-
Para
multinacionais como a Ford, o Brasil é visto como incapaz de sair do marasmo
A saída da Ford do
Brasil não é um veredicto contra o governo de Jair Bolsonaro. É um pouco pior. É um
veredicto desagradável sobre o Brasil na comparação internacional – não importa
quais tenham sido os erros (alguns óbvios, como produtos equivocados) da
montadora em suas estratégias de mercado.
Em
primeiro lugar, o que a postura da montadora indica é que afastados das
principais inovações somos uma grandeza negligenciável em termos de tamanho de
mercado. Ela está desmentindo a frase muito surrada, segundo a qual o Brasil
tem um tamanho (em termos de mercado) que nenhuma multinacional pode se dar ao
luxo de ignorar.
Em segundo lugar, a saída dela apenas confirma o que o setor industrial brasileiro vem “denunciando” há pelo menos uma década: o ambiente de negócios geral no País está piorando ao longo dessa linha do tempo – os últimos dez anos, durante os quais os benefícios tributários concedidos especialmente ao setor automotivo triplicaram em relação ao PIB, sem que viessem os esperados resultados.
Esse
último aspecto é relevante para se entender qual é o “recado geral” que a saída
da Ford está dando à sociedade brasileira. Na expressão consagrada pelo
economista Marcos Lisboa, somos reféns da nossa postura da “meia-entrada”. Ela
explica como o conjunto acaba pagando por aquilo que alguns não precisam pagar.
“Meia-entrada”
– o subsídio, o incentivo, a renúncia fiscal – é entendida como um direito
adquirido inalienável. Às vezes garantido pela Justiça (o que gera insegurança
jurídica), às vezes negociado por lobbies bem-sucedidos (num Legislativo de
baixa representatividade) ou reiterados por governadores e prefeitos
engalfinhados em guerra fiscal. O resultado geral é o agravamento do estado no
qual vegetamos há mais de uma década: economia semiestagnada, atrasada em
produtividade, fechada, com baixa capacidade de competição especialmente no
setor industrial.
Esse
diagnóstico é de razoável consenso não só entre economistas, mas foi adotado também
por várias correntes políticas. É a partir dele que o governo Jair Bolsonaro
montou algumas de suas principais promessas eleitorais, traduzidas na intenção,
manifestada pelo ministro Paulo Guedes, de “salvar a indústria
contra os próprios industriais”. Ainda no começo de dezembro do ano passado
Guedes afirmava que aproveitaria o momento de reorganizar a saída da dupla
crise (econômica e sanitária) para “cortar subsídios” (ocorreu em parte quanto
aos creditícios, mas não aos tributários).
No
caso específico da Ford, informações de bastidores dão conta de que a decisão
de sair do Brasil já tinha sido tomada em 2018, e foi adiada por razões
exclusivamente políticas por parte da empresa: não queria dar a impressão de
que o fazia (abandonar nosso país) por desaprovar o vencedor das eleições
daquele ano. Se, de alguma maneira, a montadora antecipava que o ambiente de
negócios brasileiros se alteraria de maneira positiva, perdeu até aqui a aposta
e optou pelo “stop loss”.
Aqui
voltamos ao “recado geral” deixado pela saída da Ford. É a constatação de que
nossa política, não importa o partido no poder, não foi capaz de construir o
grande consenso em torno da pauta da produtividade, da competitividade, das
reformas estruturantes do Estado, do efetivo combate à desigualdade, miséria,
injustiça social. E agora, distraída por reeleição, pandemia e sufoco fiscal,
parece tão distante como sempre de criar a convergência necessária.

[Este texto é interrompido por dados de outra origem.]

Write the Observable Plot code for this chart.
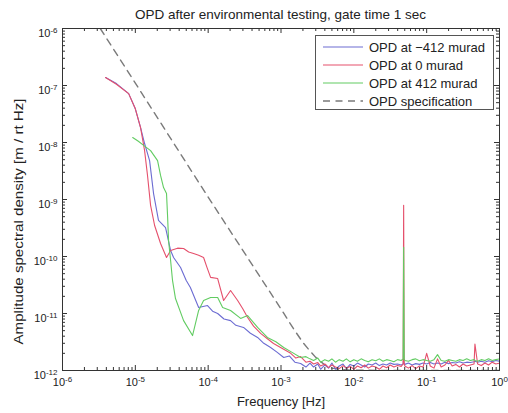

Evidentemente que a Ford ou qualquer outra grande corporação não é “juiz” dos nossos destinos nem ocupa qualquer posição “moral” para determinar o que somos ou deixamos de ser. Ou que jamais erre nas decisões de investir ou desinvestir. Mas o que ela acabou de fazer é um alerta gritante: lá fora estamos sendo vistos como capazes apenas de produzir mais do mesmo – e esse mesmo não é satisfatório.